**Exercise goal:** Retype the data exactly, from its first line to the line containing "from matplotlib.ticker import MultipleLocator", including both, and skip any picture.

>> START Data provided

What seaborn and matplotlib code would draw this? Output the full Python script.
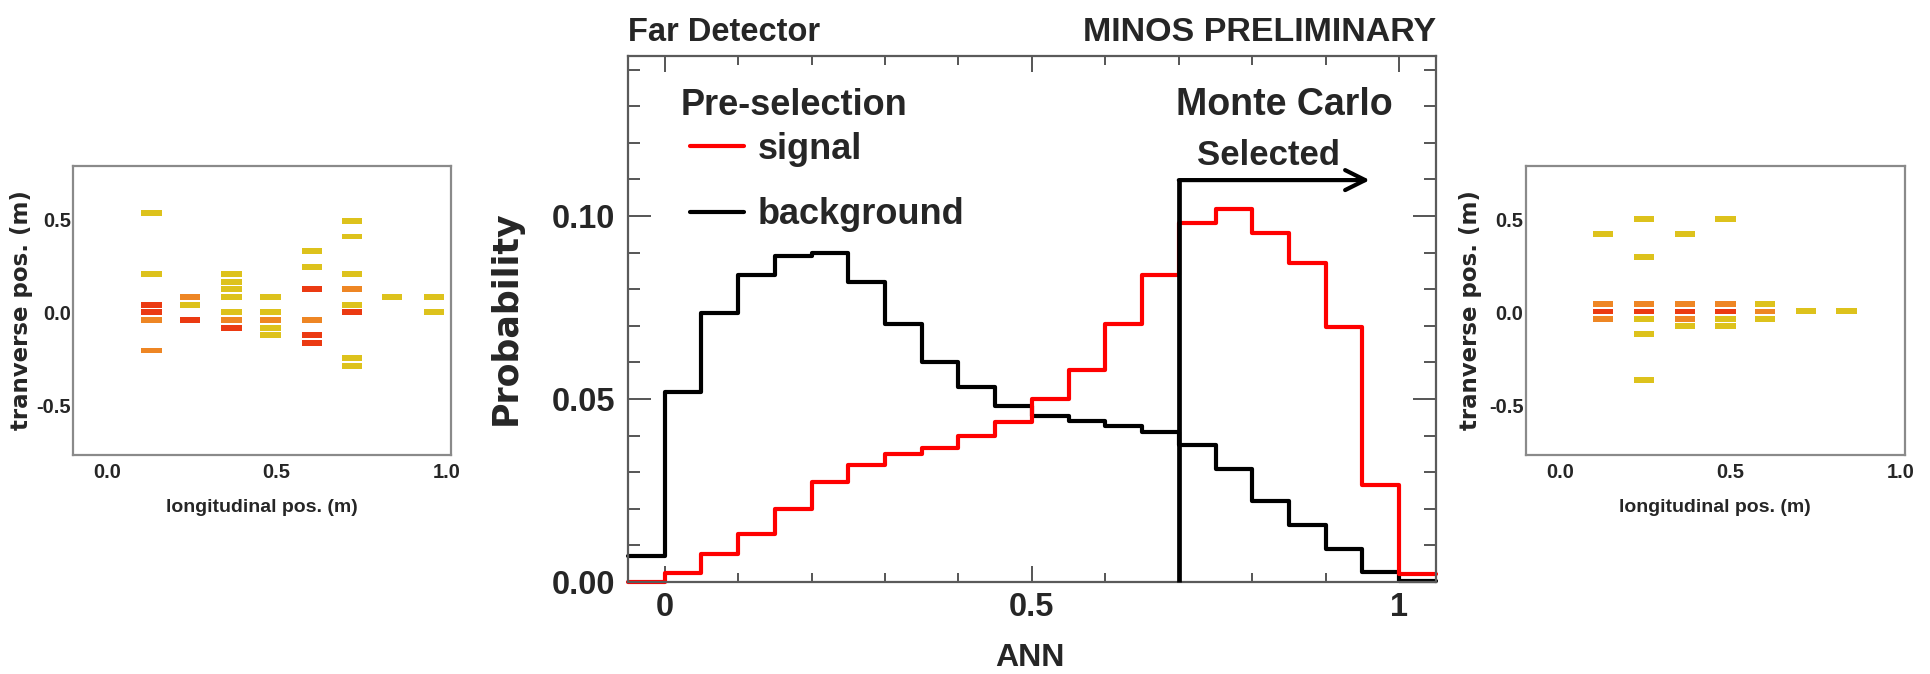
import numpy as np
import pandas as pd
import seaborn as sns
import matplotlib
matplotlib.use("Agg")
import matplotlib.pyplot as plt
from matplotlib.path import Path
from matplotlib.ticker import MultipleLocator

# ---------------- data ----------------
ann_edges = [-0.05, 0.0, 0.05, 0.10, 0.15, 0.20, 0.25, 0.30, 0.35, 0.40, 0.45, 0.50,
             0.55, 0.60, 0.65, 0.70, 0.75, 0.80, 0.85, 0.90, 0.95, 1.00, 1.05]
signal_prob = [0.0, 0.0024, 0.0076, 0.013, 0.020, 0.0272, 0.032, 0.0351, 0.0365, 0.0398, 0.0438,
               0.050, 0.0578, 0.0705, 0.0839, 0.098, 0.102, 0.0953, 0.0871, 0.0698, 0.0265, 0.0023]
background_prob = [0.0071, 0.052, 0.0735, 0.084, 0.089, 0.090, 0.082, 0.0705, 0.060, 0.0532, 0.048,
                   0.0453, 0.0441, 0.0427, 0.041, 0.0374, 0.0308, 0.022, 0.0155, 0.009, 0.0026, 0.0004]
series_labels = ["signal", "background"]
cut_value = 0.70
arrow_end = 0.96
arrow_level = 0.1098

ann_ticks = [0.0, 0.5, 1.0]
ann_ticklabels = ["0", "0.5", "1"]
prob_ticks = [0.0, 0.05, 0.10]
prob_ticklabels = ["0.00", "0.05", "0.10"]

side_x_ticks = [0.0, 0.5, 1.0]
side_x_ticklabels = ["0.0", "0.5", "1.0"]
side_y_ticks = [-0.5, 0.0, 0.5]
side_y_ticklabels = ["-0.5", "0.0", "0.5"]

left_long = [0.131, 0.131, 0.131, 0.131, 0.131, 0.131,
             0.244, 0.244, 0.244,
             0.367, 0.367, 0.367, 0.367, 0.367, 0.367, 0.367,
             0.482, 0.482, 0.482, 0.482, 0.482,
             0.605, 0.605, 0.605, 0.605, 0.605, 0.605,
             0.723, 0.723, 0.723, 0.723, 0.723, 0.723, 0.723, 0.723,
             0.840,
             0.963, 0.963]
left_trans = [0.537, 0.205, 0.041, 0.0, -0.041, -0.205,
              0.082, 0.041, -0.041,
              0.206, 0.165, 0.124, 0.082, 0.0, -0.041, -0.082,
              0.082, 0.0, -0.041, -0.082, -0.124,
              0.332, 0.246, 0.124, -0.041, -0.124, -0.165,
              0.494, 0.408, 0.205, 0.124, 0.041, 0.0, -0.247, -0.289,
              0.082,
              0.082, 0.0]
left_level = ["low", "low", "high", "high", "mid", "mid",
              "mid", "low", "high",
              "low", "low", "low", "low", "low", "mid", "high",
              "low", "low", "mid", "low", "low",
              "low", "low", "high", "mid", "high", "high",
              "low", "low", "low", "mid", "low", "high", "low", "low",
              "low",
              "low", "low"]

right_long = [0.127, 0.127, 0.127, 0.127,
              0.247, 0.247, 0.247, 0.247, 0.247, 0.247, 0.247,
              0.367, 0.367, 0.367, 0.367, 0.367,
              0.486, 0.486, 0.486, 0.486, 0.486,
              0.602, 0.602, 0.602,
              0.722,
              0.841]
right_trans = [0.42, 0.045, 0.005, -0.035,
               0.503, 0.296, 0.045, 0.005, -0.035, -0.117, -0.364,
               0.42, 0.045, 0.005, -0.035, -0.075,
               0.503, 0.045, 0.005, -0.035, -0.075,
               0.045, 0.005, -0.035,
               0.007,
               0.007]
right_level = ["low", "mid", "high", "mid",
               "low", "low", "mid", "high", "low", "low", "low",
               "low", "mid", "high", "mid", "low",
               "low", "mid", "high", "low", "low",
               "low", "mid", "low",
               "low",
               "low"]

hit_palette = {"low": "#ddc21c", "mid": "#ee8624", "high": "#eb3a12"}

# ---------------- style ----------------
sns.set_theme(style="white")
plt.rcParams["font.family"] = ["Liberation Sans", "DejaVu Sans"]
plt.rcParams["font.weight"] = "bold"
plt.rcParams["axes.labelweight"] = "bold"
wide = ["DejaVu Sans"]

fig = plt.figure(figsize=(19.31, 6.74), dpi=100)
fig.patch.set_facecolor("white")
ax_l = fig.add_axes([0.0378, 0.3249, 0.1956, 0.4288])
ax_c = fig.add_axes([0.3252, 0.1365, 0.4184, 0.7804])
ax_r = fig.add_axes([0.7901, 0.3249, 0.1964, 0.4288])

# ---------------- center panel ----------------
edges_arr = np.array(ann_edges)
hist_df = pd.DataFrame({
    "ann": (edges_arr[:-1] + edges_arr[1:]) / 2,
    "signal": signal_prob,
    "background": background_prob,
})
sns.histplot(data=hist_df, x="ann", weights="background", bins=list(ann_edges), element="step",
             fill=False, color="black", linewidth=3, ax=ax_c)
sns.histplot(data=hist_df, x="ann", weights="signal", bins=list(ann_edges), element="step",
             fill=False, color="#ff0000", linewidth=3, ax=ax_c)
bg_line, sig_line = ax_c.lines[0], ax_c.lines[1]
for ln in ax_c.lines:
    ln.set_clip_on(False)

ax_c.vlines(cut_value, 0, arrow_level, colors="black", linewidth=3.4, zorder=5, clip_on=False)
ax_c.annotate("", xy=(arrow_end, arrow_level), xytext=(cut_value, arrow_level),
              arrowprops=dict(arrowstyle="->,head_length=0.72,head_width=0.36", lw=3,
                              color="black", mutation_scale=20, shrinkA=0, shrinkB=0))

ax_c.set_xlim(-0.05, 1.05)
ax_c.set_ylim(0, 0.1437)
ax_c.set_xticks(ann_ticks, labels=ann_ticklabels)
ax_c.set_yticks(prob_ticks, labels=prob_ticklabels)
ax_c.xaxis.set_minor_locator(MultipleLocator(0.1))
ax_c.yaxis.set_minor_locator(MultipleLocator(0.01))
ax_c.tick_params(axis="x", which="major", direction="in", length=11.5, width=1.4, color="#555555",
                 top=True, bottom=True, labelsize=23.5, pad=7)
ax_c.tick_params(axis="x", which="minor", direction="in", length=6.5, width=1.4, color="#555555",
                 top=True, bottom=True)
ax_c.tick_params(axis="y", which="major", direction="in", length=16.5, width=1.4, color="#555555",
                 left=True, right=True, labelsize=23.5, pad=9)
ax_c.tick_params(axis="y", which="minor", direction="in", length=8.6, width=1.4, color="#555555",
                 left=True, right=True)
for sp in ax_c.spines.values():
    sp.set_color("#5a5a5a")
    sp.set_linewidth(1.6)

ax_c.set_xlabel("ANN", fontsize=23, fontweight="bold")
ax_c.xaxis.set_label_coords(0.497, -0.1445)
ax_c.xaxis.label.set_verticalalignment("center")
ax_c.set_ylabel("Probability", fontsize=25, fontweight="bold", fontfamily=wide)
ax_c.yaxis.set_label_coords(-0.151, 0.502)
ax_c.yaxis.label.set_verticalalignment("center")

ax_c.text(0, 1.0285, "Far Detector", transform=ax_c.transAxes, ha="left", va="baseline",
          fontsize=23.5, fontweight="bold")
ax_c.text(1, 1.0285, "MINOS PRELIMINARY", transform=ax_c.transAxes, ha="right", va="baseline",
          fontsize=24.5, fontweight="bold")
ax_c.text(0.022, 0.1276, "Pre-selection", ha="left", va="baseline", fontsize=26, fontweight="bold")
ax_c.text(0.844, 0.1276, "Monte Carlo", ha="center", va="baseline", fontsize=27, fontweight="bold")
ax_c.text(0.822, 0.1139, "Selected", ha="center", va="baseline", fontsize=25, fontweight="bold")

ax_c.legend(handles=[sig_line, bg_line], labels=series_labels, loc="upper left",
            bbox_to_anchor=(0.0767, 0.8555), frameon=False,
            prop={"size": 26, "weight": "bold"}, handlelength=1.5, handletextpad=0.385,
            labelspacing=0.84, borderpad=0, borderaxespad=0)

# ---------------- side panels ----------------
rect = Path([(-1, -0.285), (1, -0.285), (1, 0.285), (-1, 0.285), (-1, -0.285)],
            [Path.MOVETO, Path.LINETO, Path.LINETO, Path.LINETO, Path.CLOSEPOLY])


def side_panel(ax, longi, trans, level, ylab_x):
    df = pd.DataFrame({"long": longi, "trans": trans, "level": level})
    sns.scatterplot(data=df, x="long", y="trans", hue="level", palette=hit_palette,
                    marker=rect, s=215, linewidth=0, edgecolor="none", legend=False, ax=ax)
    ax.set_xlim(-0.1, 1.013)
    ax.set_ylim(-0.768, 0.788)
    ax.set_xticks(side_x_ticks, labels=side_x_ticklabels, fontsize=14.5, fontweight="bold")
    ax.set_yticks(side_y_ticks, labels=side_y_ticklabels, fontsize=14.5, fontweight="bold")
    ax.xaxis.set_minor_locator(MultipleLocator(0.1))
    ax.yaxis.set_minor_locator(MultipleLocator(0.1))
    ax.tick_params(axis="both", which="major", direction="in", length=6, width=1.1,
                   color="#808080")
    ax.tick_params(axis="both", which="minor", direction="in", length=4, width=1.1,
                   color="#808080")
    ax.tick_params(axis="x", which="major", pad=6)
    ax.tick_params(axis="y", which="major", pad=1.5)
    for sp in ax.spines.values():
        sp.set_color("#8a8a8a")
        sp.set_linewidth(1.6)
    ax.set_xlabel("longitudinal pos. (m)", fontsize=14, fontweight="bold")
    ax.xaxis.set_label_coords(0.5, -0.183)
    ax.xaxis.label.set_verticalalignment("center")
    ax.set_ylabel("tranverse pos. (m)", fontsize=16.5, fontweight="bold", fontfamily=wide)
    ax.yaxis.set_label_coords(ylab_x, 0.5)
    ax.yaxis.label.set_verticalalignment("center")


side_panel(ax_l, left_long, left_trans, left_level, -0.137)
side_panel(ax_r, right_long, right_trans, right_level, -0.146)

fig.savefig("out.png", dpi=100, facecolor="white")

>> END Data provided

**Solution below:**
What seaborn and matplotlib code would draw this? Output the full Python script.
import numpy as np
import pandas as pd
import seaborn as sns
import matplotlib
matplotlib.use("Agg")
import matplotlib.pyplot as plt
from matplotlib.path import Path
from matplotlib.ticker import MultipleLocator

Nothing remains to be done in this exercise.